Third, the political party determined to seize power at any cost makes secret contact with the country's traditional enemy. England's enmity with the nation across the Channel—constantly fanned by all the overheated patriotic talk of recovering its territories there, and fueled by all the treasure and blood spilled in the attempt to do so—suddenly vanishes. The Yorkists—who, in the person of Cade, had pretended to consider it an act of treason even to speak French—enter into a set of secret negotiations with France. Nominally, the negotiations aim to end hostilities between the two countries by arranging a dynastic marriage, but they actually spring, as Queen Margaret cynically observes, "from deceit, bred by necessity" (3 Henry VI 3.3.68).
How does the tyrant rule? In a word, badly.
The tyrant's triumph is based on lies and fraudulent promises braided around the violent elimination of rivals. The cunning strategy that brings him to the throne hardly constitutes a vision for the realm; nor has he assembled counselors who can help him formulate one. He can count—for the moment, at least—on the acquiescence of such suggestible officials as the London mayor and frightened clerks like the scribe. But the new ruler possesses neither administrative ability nor diplomatic skill, and no one in his entourage can supply what he manifestly lacks. His own mother despises him. His wife, Anne, fears and hates him. (84)
Several things seem apparent, both from Greenblatt's reading of Shakespeare and from the recent American experience. One is that freedom and the rule of law are inextricably entangled. It is not an exaggeration to say that freedom simply is the situation of living in a society in which the rule of law is respected (and laws establish individual rights and impersonal procedures). When strongmen are able to use the organs of the state or their private henchmen to enact their personal will, the freedom and liberties of the whole of society are compromised.

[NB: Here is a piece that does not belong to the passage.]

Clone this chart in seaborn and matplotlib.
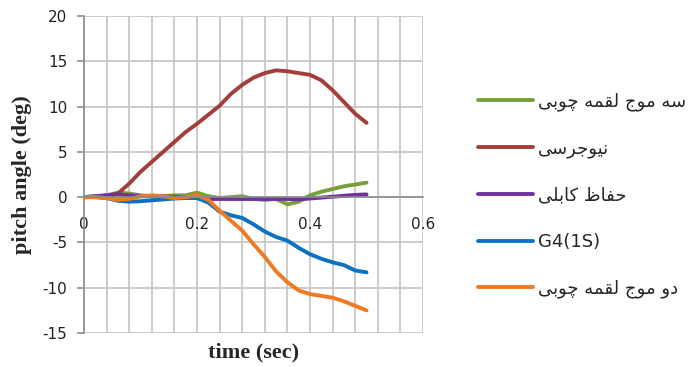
import numpy as np
import pandas as pd
import matplotlib
matplotlib.use("Agg")
import matplotlib.pyplot as plt
import seaborn as sns
from matplotlib.ticker import MultipleLocator

# ==============================
# DATA
# ==============================

time_sec = [0.00, 0.02, 0.04, 0.06, 0.08, 0.10, 0.12, 0.14, 0.16, 0.18, 0.20, 0.22, 0.24,
            0.26, 0.28, 0.30, 0.32, 0.34, 0.36, 0.38, 0.40, 0.42, 0.44, 0.46, 0.48, 0.50]

three_wave = [0.0, 0.1, 0.2, 0.5, 0.4, 0.2, 0.1, 0.1, 0.2, 0.2, 0.5, 0.1, -0.1,
              0.0, 0.1, -0.2, -0.3, -0.2, -0.8, -0.5, 0.2, 0.6, 0.9, 1.2, 1.4, 1.6]
new_jersey = [0.0, 0.05, 0.1, 0.4, 1.5, 2.8, 3.9, 5.0, 6.1, 7.2, 8.1, 9.1, 10.1,
              11.4, 12.4, 13.2, 13.7, 14.0, 13.9, 13.7, 13.5, 12.9, 11.8, 10.5, 9.2, 8.2]
cable_barrier = [0.0, 0.1, 0.2, 0.3, 0.2, 0.1, 0.1, 0.1, 0.0, 0.0, 0.0, -0.2, -0.2,
                 -0.2, -0.2, -0.2, -0.2, -0.2, -0.2, -0.25, -0.15, -0.05, 0.05, 0.15, 0.25, 0.3]
g4_1s = [0.0, 0.0, -0.1, -0.4, -0.5, -0.45, -0.35, -0.25, -0.15, -0.1, -0.1, -0.6, -1.6,
         -2.0, -2.3, -3.0, -3.8, -4.4, -4.8, -5.6, -6.3, -6.8, -7.2, -7.5, -8.1, -8.3]
two_wave = [0.0, 0.0, -0.1, -0.3, -0.2, 0.1, 0.2, 0.1, -0.1, 0.0, 0.2, -0.3, -1.5,
            -2.6, -3.7, -5.2, -6.6, -8.2, -9.4, -10.3, -10.7, -10.9, -11.1, -11.5, -12.0, -12.5]

series_names = ["سه موج لقمه چوبی", "نیوجرسی", "حفاظ کابلی", "G4(1S)", "دو موج لقمه چوبی"]
series_values = [three_wave, new_jersey, cable_barrier, g4_1s, two_wave]
series_colors = ["#77A03C", "#A33F3B", "#7030A0", "#0B72C2", "#EE7A22"]

# ==============================
# PERSIAN SHAPING (matplotlib has no Arabic shaping)
# ==============================

# isolated, final, initial, medial
FORMS = {
    "ا": ("\uFE8D", "\uFE8E", None, None),
    "ب": ("\uFE8F", "\uFE90", "\uFE91", "\uFE92"),
    "ج": ("\uFE9D", "\uFE9E", "\uFE9F", "\uFEA0"),
    "ح": ("\uFEA1", "\uFEA2", "\uFEA3", "\uFEA4"),
    "د": ("\uFEA9", "\uFEAA", None, None),
    "ر": ("\uFEAD", "\uFEAE", None, None),
    "س": ("\uFEB1", "\uFEB2", "\uFEB3", "\uFEB4"),
    "ظ": ("\uFEC5", "\uFEC6", "\uFEC7", "\uFEC8"),
    "ف": ("\uFED1", "\uFED2", "\uFED3", "\uFED4"),
    "ق": ("\uFED5", "\uFED6", "\uFED7", "\uFED8"),
    "ل": ("\uFEDD", "\uFEDE", "\uFEDF", "\uFEE0"),
    "م": ("\uFEE1", "\uFEE2", "\uFEE3", "\uFEE4"),
    "ن": ("\uFEE5", "\uFEE6", "\uFEE7", "\uFEE8"),
    "ه": ("\uFEE9", "\uFEEA", "\uFEEB", "\uFEEC"),
    "و": ("\uFEED", "\uFEEE", None, None),
    "ی": ("\uFBFC", "\uFBFD", "\uFBFE", "\uFBFF"),
    "چ": ("\uFB7A", "\uFB7B", "\uFB7C", "\uFB7D"),
    "ک": ("\uFB8E", "\uFB8F", "\uFB90", "\uFB91"),
}


def shape_fa(text):
    if not any(c in FORMS for c in text):
        return text
    out = []
    for i, c in enumerate(text):
        if c not in FORMS:
            out.append(c)
            continue
        prev = text[i - 1] if i > 0 else ""
        nxt = text[i + 1] if i + 1 < len(text) else ""
        join_prev = prev in FORMS and FORMS[prev][2] is not None
        join_next = FORMS[c][2] is not None and nxt in FORMS
        iso, fin, ini, med = FORMS[c]
        if join_prev and join_next:
            out.append(med)
        elif join_prev:
            out.append(fin)
        elif join_next:
            out.append(ini)
        else:
            out.append(iso)
    return "".join(out)[::-1]


labels = [shape_fa(n) for n in series_names]

df = pd.DataFrame({
    "time": np.tile(time_sec, len(labels)),
    "angle": np.concatenate(series_values),
    "series": np.repeat(labels, len(time_sec)),
})

# ==============================
# PLOT
# ==============================

sns.set_style("white")
plt.rcParams["font.family"] = ["DejaVu Sans"]
plt.rcParams["axes.unicode_minus"] = False

fig = plt.figure(figsize=(6.95, 3.67), dpi=100)
ax = fig.add_axes([0.1209, 0.0926, 0.4878, 0.8638])

sns.lineplot(
    data=df, x="time", y="angle", hue="series",
    hue_order=labels, palette=series_colors,
    linewidth=2.8, ax=ax, sort=False,
    solid_joinstyle="round", solid_capstyle="round",
)

ax.set_xlim(0, 0.6)
ax.set_ylim(-15, 20)
ax.xaxis.set_major_locator(MultipleLocator(0.2))
ax.xaxis.set_minor_locator(MultipleLocator(0.04))
ax.yaxis.set_major_locator(MultipleLocator(5))
ax.set_xticks([0, 0.2, 0.4, 0.6])
ax.set_xticklabels(["0", "0.2", "0.4", "0.6"])

ax.grid(True, which="both", axis="x", color="#C4C4C4", linewidth=1.2)
ax.grid(True, which="major", axis="y", color="#C4C4C4", linewidth=1.2)
ax.set_axisbelow(True)

for s in ["top", "right"]:
    ax.spines[s].set_visible(False)
ax.spines["bottom"].set_position(("data", 0))
ax.spines["bottom"].set_color("#8C8C8C")
ax.spines["left"].set_color("#8C8C8C")
ax.spines["bottom"].set_linewidth(1.2)
ax.spines["left"].set_linewidth(1.2)

ax.tick_params(axis="y", which="major", length=5, width=1.2, color="#8C8C8C",
               pad=7, labelsize=11, labelcolor="#222222", left=True)
ax.tick_params(axis="x", which="both", length=0, pad=14, labelsize=11,
               labelcolor="#222222")

ax.set_xlabel("time (sec)", fontsize=16, fontweight="bold",
              family="Liberation Serif", va="center")
ax.set_ylabel("pitch angle (deg)", fontsize=16, fontweight="bold",
              family="Liberation Serif", va="center")
ax.xaxis.set_label_coords(0.5, -0.06)
ax.yaxis.set_label_coords(-0.183, 0.5)

handles, labs = ax.get_legend_handles_labels()
leg = ax.legend(
    handles, labs, loc="upper left",
    bbox_to_anchor=(0.688, 0.749), bbox_transform=fig.transFigure,
    frameon=False, fontsize=13, borderpad=0, borderaxespad=0,
    handlelength=3.05, handletextpad=0.28, labelspacing=1.58,
)
for line in leg.get_lines():
    line.set_solid_capstyle("round")

fig.savefig("out.png", dpi=100)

Second, the rule of law is a normative commitment; but it is also an institutional reality. Institutions like the Constitution, the division of powers, the independence of the judiciary, and the codification of government ethics are preventive checks against arbitrary power by individuals with power. But as Greenblatt's examples show, the critical positions within the institutions of law and government are occupied by ordinary men and women. And when they are venal, timid, and bent to the will of the sovereign, they present no barrier against tyranny. This is why fidelity to the rule of law and the independence of the justice system is the most fundamental and irreplaceable ethical commitment we must demand of officials. Conversely, when an elected official demonstrates lack of commitment to the principles, we must be very anxious for the fate of our democracy.

Greenblatt's book is fascinating for the historical context it provides for Shakespeare's plays. But it is even more interesting for the critical light it sheds on our current politics. And it makes clear that the moral choices posed by politicians determined to undermine the institutions of democracy are perennial, whether in Shakespeare's time or our own.